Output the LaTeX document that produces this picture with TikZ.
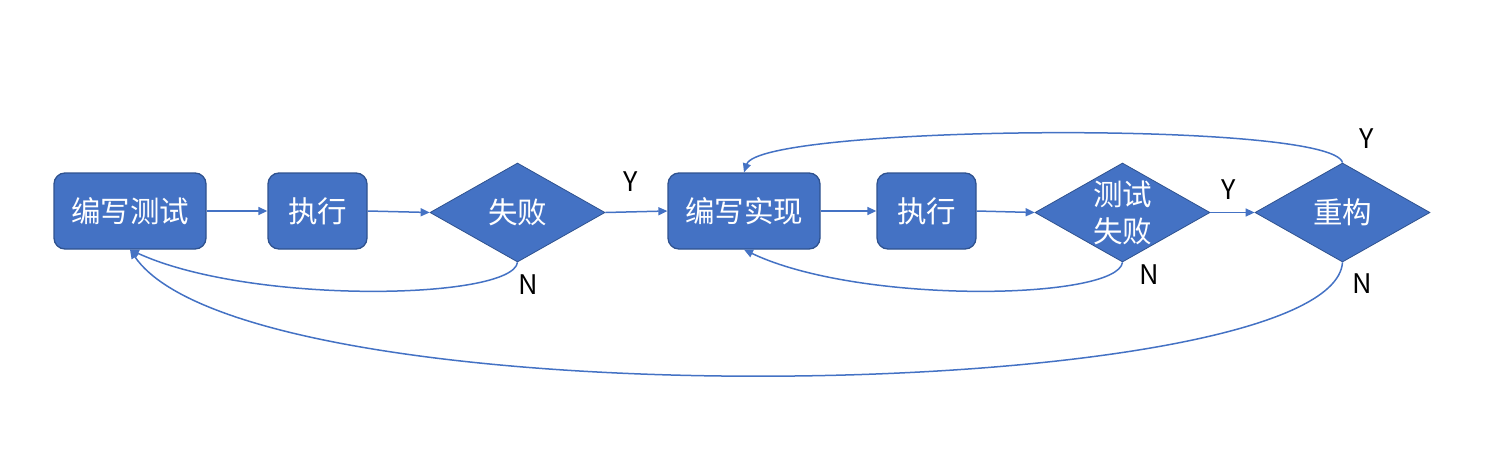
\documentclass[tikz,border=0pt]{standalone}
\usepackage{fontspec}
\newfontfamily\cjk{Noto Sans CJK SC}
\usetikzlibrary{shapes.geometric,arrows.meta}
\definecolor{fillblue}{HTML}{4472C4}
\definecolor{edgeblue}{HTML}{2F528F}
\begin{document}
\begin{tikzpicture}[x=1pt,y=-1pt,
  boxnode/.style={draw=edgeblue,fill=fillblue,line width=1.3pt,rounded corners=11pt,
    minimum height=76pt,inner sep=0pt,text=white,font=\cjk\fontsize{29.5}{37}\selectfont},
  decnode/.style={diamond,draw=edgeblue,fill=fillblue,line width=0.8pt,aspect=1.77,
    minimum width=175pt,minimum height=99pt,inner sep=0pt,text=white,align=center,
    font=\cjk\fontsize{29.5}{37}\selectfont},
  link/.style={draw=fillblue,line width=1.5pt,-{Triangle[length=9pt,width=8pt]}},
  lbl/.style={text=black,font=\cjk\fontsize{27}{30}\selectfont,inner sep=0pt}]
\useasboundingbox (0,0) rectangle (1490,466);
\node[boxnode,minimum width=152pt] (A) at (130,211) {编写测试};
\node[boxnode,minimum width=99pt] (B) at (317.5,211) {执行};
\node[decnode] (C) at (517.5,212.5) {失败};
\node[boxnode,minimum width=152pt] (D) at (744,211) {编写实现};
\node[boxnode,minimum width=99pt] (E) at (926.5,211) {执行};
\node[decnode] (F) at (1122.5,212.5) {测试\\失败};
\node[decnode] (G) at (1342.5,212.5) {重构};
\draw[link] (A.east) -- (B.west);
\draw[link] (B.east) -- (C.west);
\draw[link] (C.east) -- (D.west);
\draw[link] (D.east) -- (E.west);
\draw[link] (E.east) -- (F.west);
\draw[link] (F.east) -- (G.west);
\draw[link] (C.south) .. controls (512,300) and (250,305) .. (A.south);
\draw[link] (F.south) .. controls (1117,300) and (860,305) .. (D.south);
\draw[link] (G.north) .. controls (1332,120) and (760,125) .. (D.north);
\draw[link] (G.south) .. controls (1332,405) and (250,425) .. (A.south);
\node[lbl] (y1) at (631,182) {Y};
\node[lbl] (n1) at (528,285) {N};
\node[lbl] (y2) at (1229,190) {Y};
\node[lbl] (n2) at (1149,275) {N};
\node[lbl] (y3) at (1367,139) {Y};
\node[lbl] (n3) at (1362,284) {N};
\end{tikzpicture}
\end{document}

◇ ◇ ◇ ◇

Task brief | Transcribe the listing in full. Omit the pictures and keep every line exact.

Result of this exercise |
Output the LaTeX document that produces this picture with TikZ.
\documentclass[tikz,border=0pt]{standalone}
\usepackage{fontspec}
\newfontfamily\cjk{Noto Sans CJK SC}
\usetikzlibrary{shapes.geometric,arrows.meta}
\definecolor{fillblue}{HTML}{4472C4}
\definecolor{edgeblue}{HTML}{2F528F}
\begin{document}
\begin{tikzpicture}[x=1pt,y=-1pt,
  boxnode/.style={draw=edgeblue,fill=fillblue,line width=1.3pt,rounded corners=11pt,
    minimum height=76pt,inner sep=0pt,text=white,font=\cjk\fontsize{29.5}{37}\selectfont},
  decnode/.style={diamond,draw=edgeblue,fill=fillblue,line width=0.8pt,aspect=1.77,
    minimum width=175pt,minimum height=99pt,inner sep=0pt,text=white,align=center,
    font=\cjk\fontsize{29.5}{37}\selectfont},
  link/.style={draw=fillblue,line width=1.5pt,-{Triangle[length=9pt,width=8pt]}},
  lbl/.style={text=black,font=\cjk\fontsize{27}{30}\selectfont,inner sep=0pt}]
\useasboundingbox (0,0) rectangle (1490,466);
\node[boxnode,minimum width=152pt] (A) at (130,211) {编写测试};
\node[boxnode,minimum width=99pt] (B) at (317.5,211) {执行};
\node[decnode] (C) at (517.5,212.5) {失败};
\node[boxnode,minimum width=152pt] (D) at (744,211) {编写实现};
\node[boxnode,minimum width=99pt] (E) at (926.5,211) {执行};
\node[decnode] (F) at (1122.5,212.5) {测试\\失败};
\node[decnode] (G) at (1342.5,212.5) {重构};
\draw[link] (A.east) -- (B.west);
\draw[link] (B.east) -- (C.west);
\draw[link] (C.east) -- (D.west);
\draw[link] (D.east) -- (E.west);
\draw[link] (E.east) -- (F.west);
\draw[link] (F.east) -- (G.west);
\draw[link] (C.south) .. controls (512,300) and (250,305) .. (A.south);
\draw[link] (F.south) .. controls (1117,300) and (860,305) .. (D.south);
\draw[link] (G.north) .. controls (1332,120) and (760,125) .. (D.north);
\draw[link] (G.south) .. controls (1332,405) and (250,425) .. (A.south);
\node[lbl] (y1) at (631,182) {Y};
\node[lbl] (n1) at (528,285) {N};
\node[lbl] (y2) at (1229,190) {Y};
\node[lbl] (n2) at (1149,275) {N};
\node[lbl] (y3) at (1367,139) {Y};
\node[lbl] (n3) at (1362,284) {N};
\end{tikzpicture}
\end{document}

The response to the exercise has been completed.